These failings raise the risk of funds going missing, and in several cases investigators found evidence that charities were being run for personal gain, not for charitable purposes.
And the Charities Service's Operation Timepiece raised concerns about the risk to both the local charitable sector and the tax base over "complex structure[s] that appeared to be designed to obscure the origin of funds."
Maria Robertson, the deputy chief executive at Internal Affairs who has responsibility for the Charities Service, oversees the sector with a comparatively small team - 38 staff - and says New Zealand needs to look at the bad apples in context of the whole orchard.
With recent examples of wrongdoing, can New Zealanders trust their local charities? "Yes. Yes, I think so," Robertson says.
More than 28,000 charities are on the register and Robertson says only one was deregistered for serious wrongdoing over the past year. Another handful received formal warnings, with some of those voluntarily deregistering.
But this reassurance comes with a caveat.
"People will prey on the generosity of others," says Robertson. "It's part of the human condition and New Zealanders are well known for our generosity. What we should not do is be complacent. We should never look at these numbers and thing things are all sweet."
Carolyn Cordery, an associate professor specialising in charities at Victoria University, says rorting and abuse of charities has been around as long as charities themselves.
"Reading back to the 18th century, it's been going on for hundreds of years. It's a little bit worrying when you look at what happened with Henry VIII - self-dealing, frittering away assets which should be held in trust, not complying with what's required. It's pretty much been par for the course," she says.
Cordery has studied charities regulation throughout the Commonwealth, and says New Zealand has moved with developments and now registers and regulates charities. (She does say, however, the 2012 move to fold the independent Charities Commission into Internal Affairs was a "disappointing move".)
She says the New Zealand experience has recently seen charities that want to be registered - entitling them to tax-free status and donors to tax credits - grappling with reporting requirements. "You need a standard of accountability for the fact of these tax rebates, fiduciary responsibilities. People can't say 'I'm a volunteer, I can't do this.'"
But the extent to which caveat emptor works in helping regulate the sector - whether people take advantage of financial disclosures to conduct due diligence - is an open question.
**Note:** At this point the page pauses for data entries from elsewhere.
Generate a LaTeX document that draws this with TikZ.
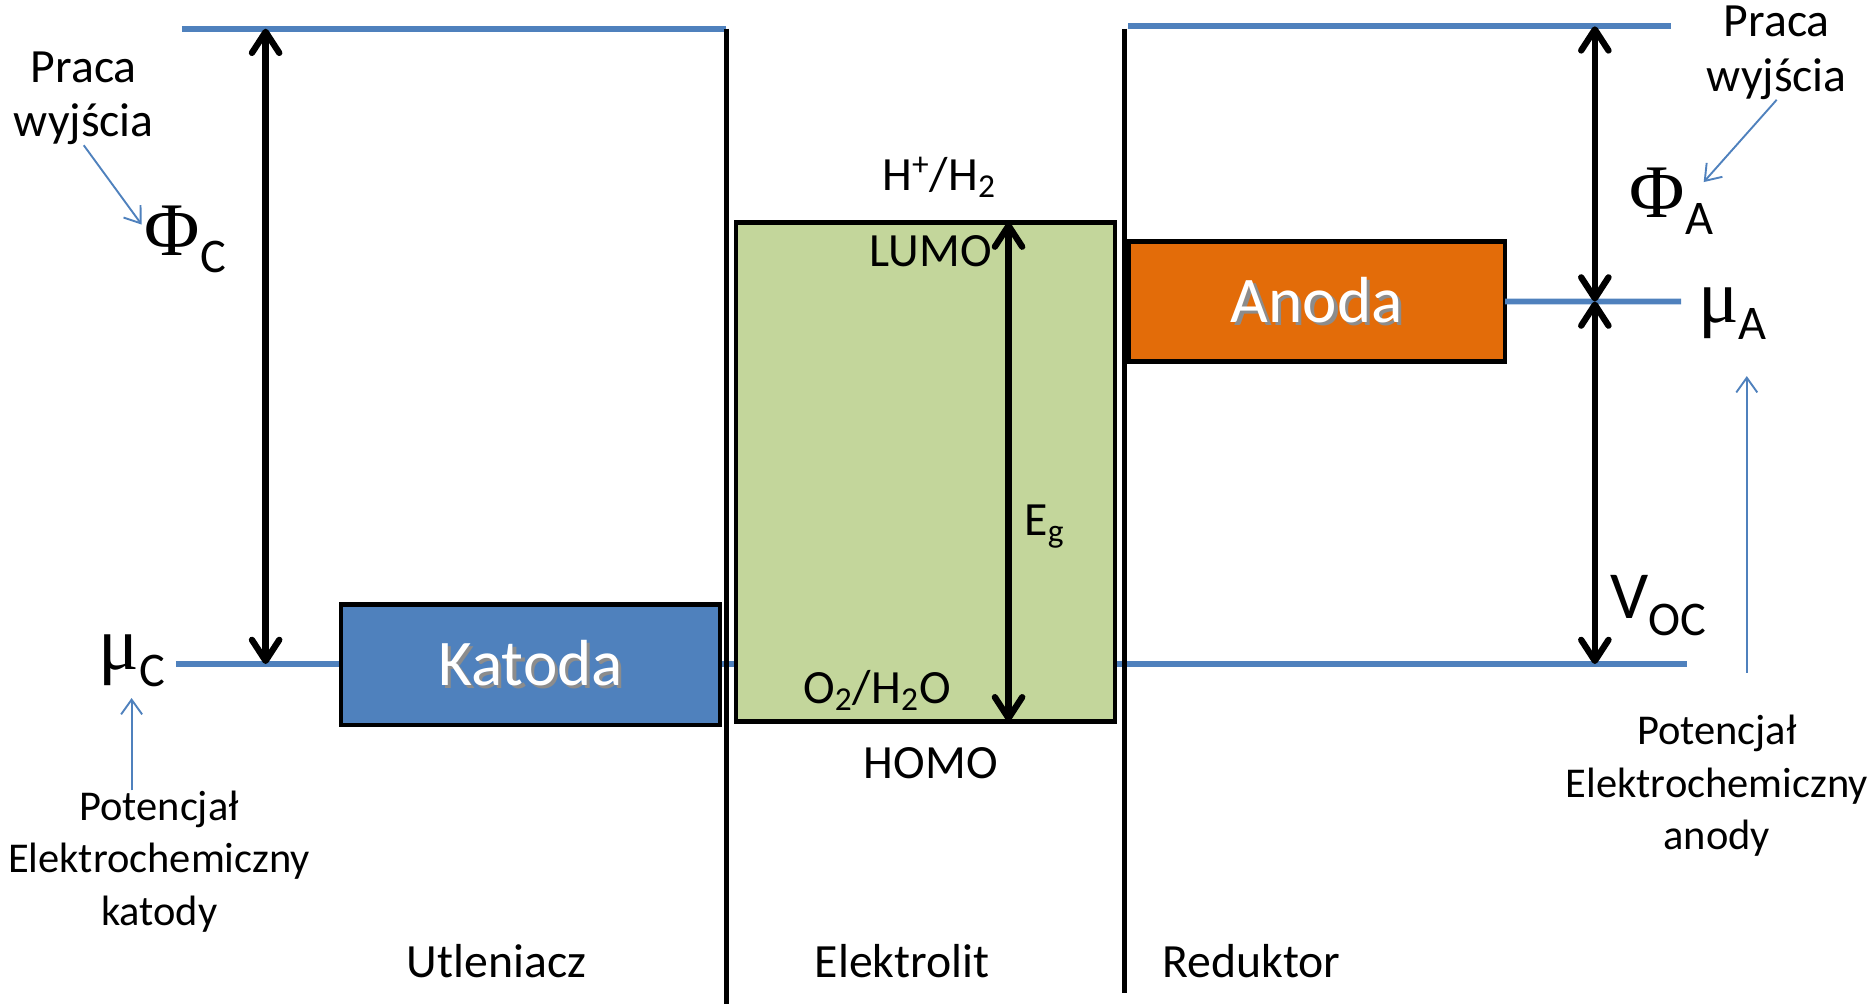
\documentclass[tikz,border=0pt]{standalone}
\usepackage{fontspec}
\setmainfont{Carlito}
\newfontfamily\greekfont{Liberation Serif}
\definecolor{levelblue}{RGB}{79, 129, 189}
\definecolor{elgreen}{RGB}{195, 214, 155}
\definecolor{anodeorange}{RGB}{227, 108, 9}
\usetikzlibrary{arrows.meta, positioning, calc}
\newcommand{\boxtext}[1]{\rlap{\kern1.6pt\raisebox{-1.6pt}{\color{black!45}#1}}#1}
\newcommand{\levelsym}[2]{{\greekfont\fontsize{36}{36}\selectfont #1}\raisebox{-8pt}{\fontsize{23}{23}\selectfont #2}}

\begin{document}
\begin{tikzpicture}[x=0.02cm, y=-0.02cm,
  level/.style={levelblue, line width=2.8pt},
  wall/.style={black, line width=2.3pt},
  band/.style={draw=black, line width=2.2pt, inner sep=0pt, outer sep=0pt, anchor=north west},
  gap/.style={line width=3pt, {Straight Barb[length=10pt, width=13pt, round]}-{Straight Barb[length=10pt, width=13pt, round]}},
  note/.style={levelblue, line width=0.9pt, -{Straight Barb[length=7pt, width=10pt]}},
  lbl/.style={font=\fontsize{22.7}{26}\selectfont, align=center, inner sep=0pt},
  potlbl/.style={font=\fontsize{20.2}{25}\selectfont, align=center, inner sep=0pt}]
  \useasboundingbox (0,0) rectangle (1568,839);

  \coordinate (topC) at (222,24);
  \coordinate (muCarrow) at (222,555);
  \coordinate (topA) at (1333,22);
  \coordinate (muAarrow) at (1333,252);
  \coordinate (vocbase) at (1333,555);

  \draw[level] (152,24) -- (607,24);
  \draw[level] (943,22) -- (1397,22);
  \draw[level] (147,555) -- (1410,555);

  \node[band, fill=levelblue, minimum width=6.34cm, minimum height=2.02cm,
        text=white, font=\fontsize{31}{31}\selectfont] (katoda) at (285,505) {\boxtext{Katoda}};
  \node[band, fill=elgreen, minimum width=6.34cm, minimum height=8.34cm] (elektrolit) at (615,186) {};
  \node[band, fill=anodeorange, minimum width=6.30cm, minimum height=2.0cm,
        text=white, font=\fontsize{31}{31}\selectfont] (anoda) at (943,202) {\boxtext{Anoda}};
  \draw[level] (anoda.east) -- (1405,252);

  \draw[wall] (607,24) -- (607,839);
  \draw[wall] (940,24) -- (940,830);

  \draw[gap] (topC) -- (muCarrow);
  \draw[gap] ([xshift=1.39cm]elektrolit.north) -- ([xshift=1.39cm]elektrolit.south);
  \draw[gap] (topA) -- (muAarrow);
  \draw[gap] (muAarrow) -- (vocbase);

  \node (phiC) at (155,200) {\levelsym{Φ}{C}};
  \node (muC) at (110,552) {\levelsym{μ}{C}};
  \node (phiA) at (1397,168) {\levelsym{Φ}{A}};
  \node (muA) at (1448,262) {\levelsym{μ}{A}};
  \node[font=\fontsize{32}{32}\selectfont] (voc) at (1386,506) {V\raisebox{-8pt}{\fontsize{23}{23}\selectfont OC}};

  \node[lbl] (pracaC) at (70,82) {Praca\\wyjścia};
  \node[lbl] (pracaA) at (1485,44) {Praca\\wyjścia};
  \node[potlbl] (potC) at (133,720) {Potencjał\\Elektrochemiczny\\katody};
  \node[potlbl] (potA) at (1435,657) {Potencjał\\Elektrochemiczny\\anody};

  \draw[note] (pracaC.south) -- ([shift={(2pt,7pt)}]phiC.west);
  \draw[note] (pracaA.south) -- ([shift={(-8pt,9pt)}]phiA.east);
  \draw[note] (potC.north -| muC.south) -- ([yshift=-2pt]muC.south);
  \draw[note, shorten <=20pt] (potA.north -| 1460,0) -- ([yshift=-14pt]muA.south -| 1460,0);

  \node[lbl] (hplus) at (785,148) {H\textsuperscript{+}/H\textsubscript{2}};
  \node[lbl] (lumo) at (778,210) {LUMO};
  \node[lbl] (eg) at (873,440) {E\textsubscript{g}};
  \node[lbl] (o2) at (733,577) {O\textsubscript{2}/H\textsubscript{2}O};
  \node[lbl] (homo) at (778,638) {HOMO};

  \node[lbl] (utleniacz) at (415,803) {Utleniacz};
  \node[lbl] (elektrolitlbl) at (754,803) {Elektrolit};
  \node[lbl] (reduktor) at (1046,803) {Reduktor};
\end{tikzpicture}
\end{document}
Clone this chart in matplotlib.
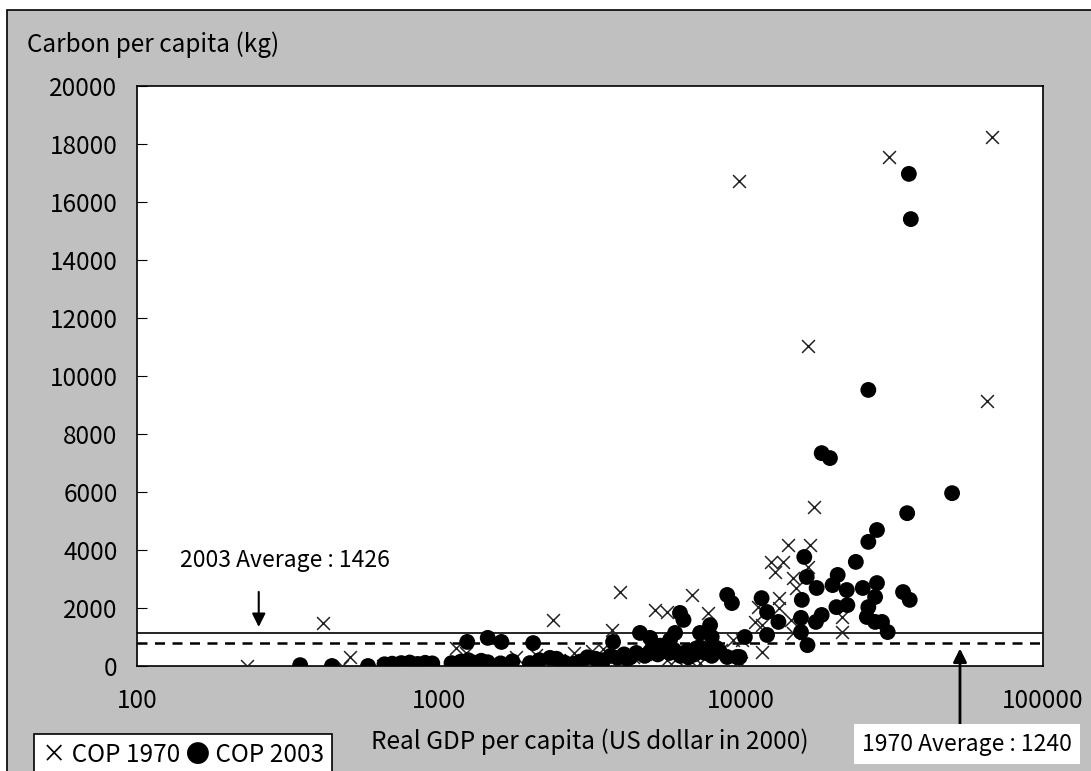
import matplotlib
matplotlib.use('Agg')
import matplotlib.pyplot as plt
from matplotlib.patches import Rectangle

plt.rcParams['font.family'] = ['Noto Sans CJK JP', 'DejaVu Sans']

# COP 1970 (x: real GDP per capita, y: carbon per capita)
gdp_1970 = [231, 413, 477, 507, 653, 1140, 1230, 2380, 3975, 3740, 5200, 5700, 6880,
            7800, 9400, 9840, 16700, 30900, 67800, 65300, 17460, 16900, 14300, 12600,
            13800, 13000, 14900, 16700, 15200, 11400, 13400, 11100, 11700, 14600, 14900,
            21600, 21600, 11700, 13400, 10000, 1800, 2500, 2800, 3200, 4400, 5700, 6800,
            9700, 8000, 10100, 1500, 2100, 3500, 4800, 6100, 7300, 8600, 900, 760]
cop_1970 = [0, 1480, 0, 310, 0, 620, 450, 1590, 2550, 1240, 1930, 1860, 2450,
            1830, 900, 16720, 11030, 17550, 18240, 9140, 5480, 4170, 4170, 3590,
            3590, 3240, 3030, 3410, 2690, 2030, 2340, 1520, 1410, 1590, 1140,
            1690, 1170, 480, 2000, 100, 300, 200, 450, 520, 300, 200, 200,
            0, 700, 900, 150, 380, 600, 420, 250, 100, 550, 80, 120]

# COP 2003
gdp_2003 = [35960, 36500, 26400, 18500, 19700, 50000, 35500, 28200, 26400, 24000,
            16200, 16500, 17800, 20900, 20100, 22400, 25300, 28200, 27800, 26400,
            34400, 36200, 11700, 12200, 13300, 15900, 15800, 18500, 17700, 20700,
            22500, 26100, 27800, 29300, 30600, 15800, 16600, 12200, 10300, 9900,
            9000, 9330, 7900, 6280, 6450, 4630, 5000, 6050, 7316, 8000,
            5820, 7600, 8300, 9000, 9700, 3770, 1240, 1450, 1610, 2050,
            347, 442, 582, 660, 700, 750, 800, 850, 900, 950,
            1100, 1180, 1250, 1300, 1380, 1450, 1600, 1750, 2000, 2150,
            2330, 2450, 2600, 2800, 2930, 3100, 3300, 3500, 3700, 3900,
            4100, 4300, 4500, 4800, 5000, 5300, 5500, 5800, 6000, 6300,
            6600, 7000, 7300, 7600, 8000, 8500, 4200, 5400, 6700, 7100]
cop_2003 = [16970, 15410, 9520, 7340, 7170, 5960, 5270, 4690, 4280, 3590,
            3760, 3070, 2690, 3140, 2790, 2620, 2690, 2860, 2380, 2030,
            2550, 2280, 2340, 1860, 1520, 2280, 1660, 1760, 1520, 2030,
            2100, 1690, 1520, 1520, 1170, 1170, 720, 1070, 1000, 310,
            2450, 2170, 1410, 1830, 1590, 1140, 970, 1140, 1140, 1000,
            900, 550, 620, 310, 310, 830, 830, 970, 830, 790,
            30, 0, 0, 60, 80, 100, 120, 70, 110, 90,
            100, 150, 200, 120, 180, 130, 90, 160, 100, 200,
            280, 250, 120, 80, 150, 300, 250, 200, 350, 280,
            400, 300, 450, 350, 500, 400, 600, 450, 550, 350,
            500, 400, 650, 450, 350, 500, 250, 700, 300, 600]

avg_2003_line = 1150
avg_1970_line = 800

fig = plt.figure(figsize=(10.91, 7.71), dpi=100)
fig.patch.set_facecolor('white')
fig.patches.append(Rectangle((7 / 1091, -0.01), 1.1, 1 - 10 / 771 + 0.01,
                             transform=fig.transFigure, facecolor='#c0c0c0',
                             edgecolor='black', linewidth=1.2, zorder=-5))

ax = fig.add_axes([137 / 1091, 1 - 666 / 771, 906 / 1091, 580 / 771])
ax.set_zorder(1)
ax.set_facecolor('white')
ax.set_xscale('log')
ax.set_xlim(100, 100000)
ax.set_ylim(0, 20000)

ax.scatter(gdp_1970, cop_1970, marker='x', s=85, c='#222222', linewidths=1.1, zorder=3)
ax.scatter(gdp_2003, cop_2003, marker='o', s=130, c='black', edgecolors='none', zorder=4)

ax.axhline(avg_2003_line, color='black', lw=1.2, zorder=2)
ax.axhline(avg_1970_line, color='black', lw=1.8, ls=(0, (4, 3)), zorder=2)

ax.set_yticks(range(0, 20001, 2000))
ax.set_xticks([100, 1000, 10000, 100000])
ax.set_xticklabels(['100', '1000', '10000', '100000'])
ax.minorticks_off()
ax.tick_params(axis='y', direction='in', length=7, labelsize=17.5, pad=14)
ax.tick_params(axis='x', length=0, labelsize=17.5, pad=16)
for s in ax.spines.values():
    s.set_linewidth(1.2)

ax.set_xlabel('Real GDP per capita (US dollar in 2000)', fontsize=17.5, labelpad=10)
fig.text(27 / 1091, 1 - 45 / 771, 'Carbon per capita (kg)', fontsize=17.5, va='center')

ax.text(139, 3650, '2003 Average : 1426', fontsize=16.5, va='center')
ax.annotate('', xy=(253, 1250), xytext=(253, 2650),
            arrowprops=dict(arrowstyle='-|>', color='black', lw=1.5, mutation_scale=20))
ax.annotate('', xy=(53100, 700), xytext=(53100, -2100), annotation_clip=False,
            arrowprops=dict(arrowstyle='-|>', color='black', lw=2, mutation_scale=20))

fig.text(862 / 1091, 1 - 744 / 771, '1970 Average : 1240', fontsize=16.5, va='center',
         bbox=dict(facecolor='white', edgecolor='none', pad=6), zorder=5)
fig.text(42 / 1091, 1 - 755 / 771, '× COP 1970 ● COP 2003', fontsize=17.5, va='center',
         bbox=dict(facecolor='white', edgecolor='black', pad=6, linewidth=1.2), zorder=5)

fig.savefig('out.png', dpi=100, facecolor=fig.get_facecolor())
Cordery says she is about to publish research showing that despite people saying they want information and reports to help decide whether to donate, in practice people tend to be guided by emotion.
"We've asked them [survey participants] 'do you look at charity websites before you donate?' And only a quarter would say yes."
"You just need to look at the Manchester bombing - people don't conduct due diligence, because they think it's a good cause. But what's going to happen to that money?"
Regulation of the sector is largely driven by public complaints, which are looked into by a small team of six investigators working for Internal Affairs' Robertson. "The best we can do is hold charities to account," she says.
"Most charities make information freely available because they want people to understand the work they do and support them."
Where public understanding is tested is in cases at the edge, particularly over drawing lines between charity and business, and between charitable work and political lobbying. Robertson acknowledges it's a "grey" area and often subject to court action to clarify definitions.
Weet-Bix maker Sanitarium is run as a charity by the Seventh Day Adventist Church and often attracts critics, particularly among rival breakfast cereal makers who see its tax-free status as a competitive advantage.
Without directly addressing Sanitarium, Robertson says the charity-as-business test comes down to the purpose of the commercial activity.
According to statistics from the charities register, only around 20 per cent of all charities; income comes from donations - the vast bulk is from investments and activity that could be considered businesslike.
"You can categorise almost anything as a business. What's important is the purpose for which the business exists: If it's a private business, it's shareholders. In the case of a registered charity, there can't be that private benefit, " she says.
Conservative Christian advocacy group Family First has been tagged for deregistration, and its director Bob McCoskrie has flagged an appeal through the courts.
Environmental group Greenpeace wages a similar battle - ultimately fruitless -battle in 2014.
Robertson acknowledges this area is the most contentious ground she has to protect.
"The issue isn't just lobbying - the issue is political advocacy," she says. Again, the purpose of the organisation comes to the fore with a requirement to meet a public benefit test.
"The grey area is whether there's benefit to the wider community from political activity. The questions that the courts ask - and it's grey and it's a difficult one in the legislation - comes back to whether there's political benefit that's derived from this activity."